How To Color Match And Touch-Up Paint Already On Your Walls

Day-to-day living in a home inevitably leads to marks, dings, and chips on painted walls. This is especially true in areas where you come and go frequently, or where kids tend to play. Touch-up paint is almost inevitable to keep your haven looking its best. While it takes a little work, the good news is that you can get the freshen-up you're seeking — and keep the color you love — without having to repaint an entire room.

If you're lucky enough to have the original can hanging around in your garage or basement, the color may still be available where you originally purchased the paint. Keep in mind that paint colors can vary from batch to batch though, so the same brand of paint with the same color name may still look slightly different once it is on your wall.

When your color is no longer being manufactured, or your paint is too old to use, taking the can or a color chip back to the original source for a color match will usually yield a good result. This is true whether you purchased it at a home improvement center or a dedicated paint store. And even if you don't have the paint can, you can still match the color already on your walls.

Matching paint on your wall

There are several different ways you can color match paint. Grabbing a handful of color swatches from the paint store or using a specialized phone app are both options. Most DIYers and experts agree that chipping a sample from the paint already on your walls is the best way to accomplish this task (via Bob Vila).

You'll need a tool like a sharp utility knife to get started. It's best to do this in an out of the way area where it won't be noticeable like near a baseboard, or better yet, behind a switch plate or outlet cover, rather than at eye level. Cut a section with the knife and then carefully pry the chip from the wall. Aim for a sample measuring no less than one inch square.

Take the chip to your favorite paint source where color matching is available. The staff there will use a spectrophotometer to duplicate the color as closely as possible. Going back for another batch can yield slight color variations, so be sure to purchase enough (if not a bit more) paint to cover the desired area. If you don't have spackle and a putty knife at home, pick them up while you're buying your paint. You'll need them if you couldn't obtain a paint chip behind a switch plate and to repair any other unsightly gouges you are trying to remedy with your paint touch-up.

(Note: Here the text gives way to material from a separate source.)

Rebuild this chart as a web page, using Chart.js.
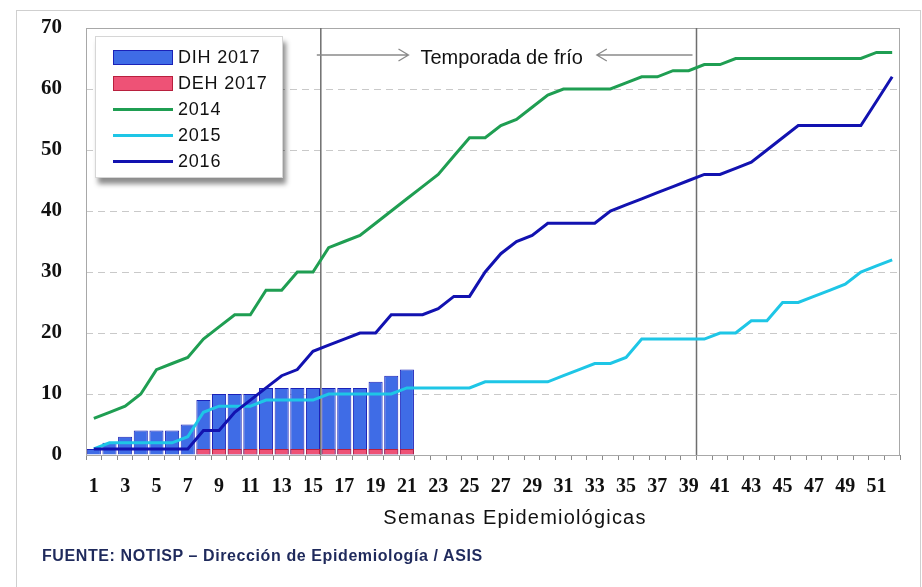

Successfully painting touch-ups

Before you paint, clean the surface and then patch your sample chip area and any other areas that need minor repair using spackle and a putty knife to smooth it. Let the spackle dry completely. Once it is dry, you're ready to paint.

You can try painting only the spots that need a touch-up, but keep in mind that most color matches aren't 100 percent accurate. Even slight differences in color will result in obvious splotches after the paint dries. You shouldn't have to repaint the entire wall, but if you do, you'll need to prep with painter's tape so you can go all the way to the edges and from the ceiling to the baseboard. Even though the hue may be slightly different than the rest of the room, it should not be obvious with a good color match and an even coat of paint.

When the wall is completely dry, carefully remove the painter's tape and enjoy your home refresh.